Overriding Equals and type casting

Question

In this following example the third evaluation returns false, all good, but the fourth example returns true..
I don't quite understand how this works however, by default Object.Equals compares two references for object equality, and seeing as a and b both point to a unique instance of a string, this should return false, which it does in the third example but not in the fourth.
Now I understand why it returns true in the 2nd example seeing as the .Equals() method is overridden in the string class, but in the fourth example we're casting this string as an object.
So wouldn't it call Object.Equals in this case?

static void Main()
{
    // Create two equal but distinct strings
    string a = new string(new char[] {'h', 'e', 'l', 'l', 'o'});
    string b = new string(new char[] {'h', 'e', 'l', 'l', 'o'});

    Console.WriteLine (a == b); // Returns true
    Console.WriteLine (a.Equals(b)); // Returns true

    // Now let's see what happens with the same tests but
    // with variables of type object
    object c = a;
    object d = b;

    Console.WriteLine (c == d); // Returns false
    Console.WriteLine (c.Equals(d)); // Returns true
}

Answer 1

The clue is the words "by default". string overrides object.Equals with a custom implementation. Since object.Equals is a polymorphic method (virtual / override / etc), the most-derived implementation gets used even if the variable (/expression) type is object.
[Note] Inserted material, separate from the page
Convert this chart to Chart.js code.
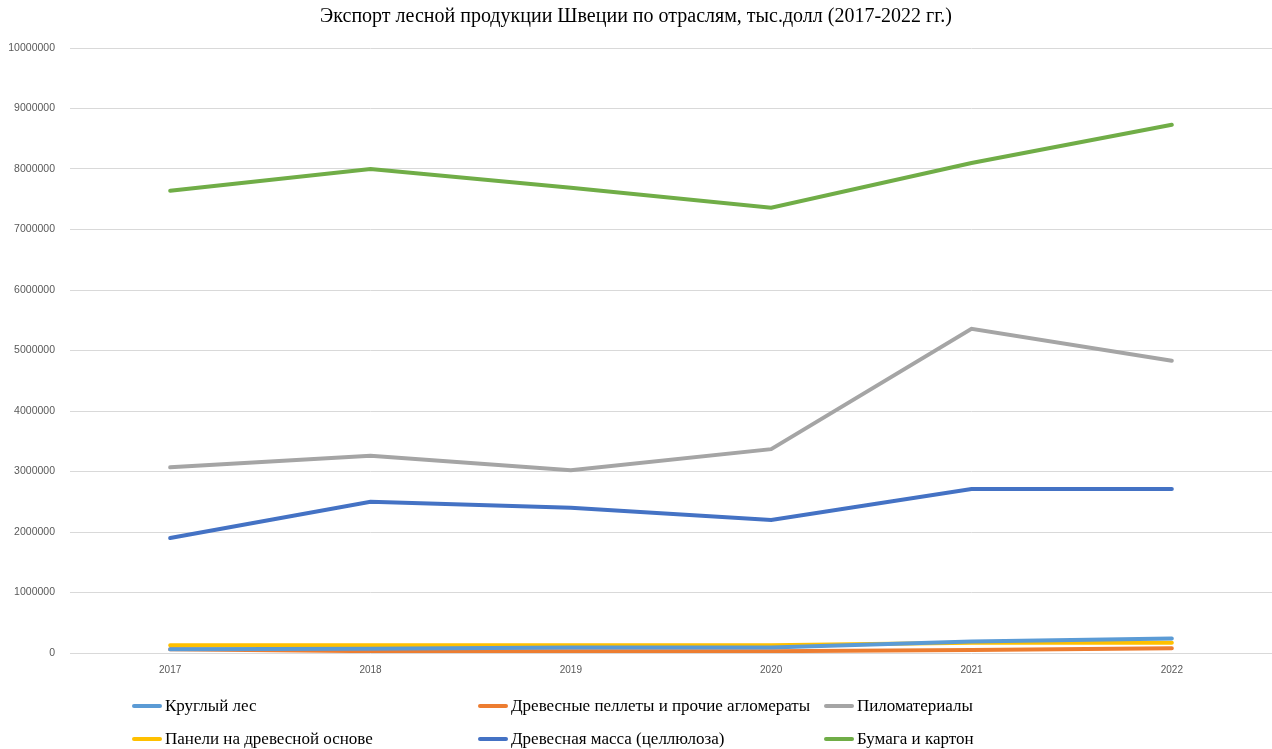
<!DOCTYPE html>
<html>
<head>
<meta charset="utf-8">
<script src="https://cdn.jsdelivr.net/npm/chart.js@4.4.1/dist/chart.umd.min.js"></script>
<style>
  html, body { margin: 0; padding: 0; background: #fff; }
  #wrap { position: relative; width: 1272px; height: 749px; }
  #legend { position: absolute; left: 0; top: 690px; width: 1272px; height: 59px;
    font-family: "Liberation Serif", "Times New Roman", serif; font-size: 17px; color: #000; }
  .item { position: absolute; display: flex; align-items: center; white-space: nowrap; }
  .swatch { width: 30px; height: 4px; border-radius: 2px; margin-right: 3px; }
</style>
</head>
<body>
<div id="wrap">
  <canvas id="chart" width="1272" height="749"></canvas>
  <div id="legend"></div>
</div>
<script>
const years = ["2017", "2018", "2019", "2020", "2021", "2022"];

const roundwood = [60000, 70000, 90000, 90000, 190000, 240000];
const pellets = [60000, 30000, 30000, 30000, 50000, 80000];
const sawnwood = [3070000, 3260000, 3020000, 3370000, 5360000, 4830000];
const panels = [130000, 130000, 130000, 130000, 170000, 170000];
const pulp = [1900000, 2500000, 2400000, 2200000, 2710000, 2710000];
const paper = [7640000, 8000000, 7690000, 7360000, 8100000, 8730000];

const seriesNames = [
  "Круглый лес",
  "Древесные пеллеты и прочие агломераты",
  "Пиломатериалы",
  "Панели на древесной основе",
  "Древесная масса (целлюлоза)",
  "Бумага и картон"
];
const seriesColors = ["#5B9BD5", "#ED7D31", "#A5A5A5", "#FFC000", "#4472C4", "#70AD47"];
const seriesData = [roundwood, pellets, sawnwood, panels, pulp, paper];

const ctx = document.getElementById("chart").getContext("2d");

new Chart(ctx, {
  type: "line",
  data: {
    labels: years,
    datasets: seriesData.map((values, i) => ({
      label: seriesNames[i],
      data: values,
      borderColor: seriesColors[i],
      backgroundColor: seriesColors[i],
      borderWidth: 4,
      pointRadius: 0,
      tension: 0,
      borderCapStyle: "round"
    }))
  },
  options: {
    responsive: false,
    animation: false,
    layout: { padding: { left: 0, right: 0, top: 0, bottom: 70 } },
    plugins: {
      legend: { display: false },
      tooltip: { enabled: false },
      title: {
        display: true,
        text: "Экспорт лесной продукции Швеции по отраслям, тыс.долл (2017-2022 гг.)",
        color: "#000",
        font: { family: "'Liberation Serif', 'Times New Roman', serif", size: 20, weight: "normal" },
        padding: { top: 5, bottom: 19 }
      }
    },
    scales: {
      x: {
        offset: true,
        grid: { display: false },
        border: { display: false },
        ticks: { color: "#595959", font: { family: "'Liberation Sans', sans-serif", size: 10 }, padding: 3 }
      },
      y: {
        min: 0,
        max: 10000000,
        afterFit: scale => { scale.width = 70; },
        grid: { color: "#d9d9d9", lineWidth: 1, drawTicks: false },
        border: { display: false },
        ticks: {
          stepSize: 1000000,
          color: "#595959",
          font: { family: "'Liberation Sans', sans-serif", size: 10.5 },
          padding: 15,
          callback: v => String(v)
        }
      }
    }
  }
});

// legend laid out as a fixed 3-column grid
const legendPos = [[132, 16], [478, 16], [824, 16], [132, 49], [478, 49], [824, 49]];
const legend = document.getElementById("legend");
seriesNames.forEach((name, i) => {
  const item = document.createElement("div");
  item.className = "item";
  item.style.left = legendPos[i][0] + "px";
  item.style.top = (legendPos[i][1] - 10) + "px";
  item.innerHTML = `<span class="swatch" style="background:${seriesColors[i]}"></span><span>${name}</span>`;
  legend.appendChild(item);
});
</script>
</body>
</html>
==, however, is not polymorphic; the implementation used depends entirely on the variable (/expression) type. In this case, since the known type is object, the only comparison available is reference equality.

Perhaps more succinctly:

class Foo {
    public override string ToString() { return "hi"; }
}
//...
object obj = new Foo();
string s = obj.ToString(); // this is "hi"

This is the same principle: the most derived overload of a virtual method is used, regardless of the type that the compiler knows about (object in this case).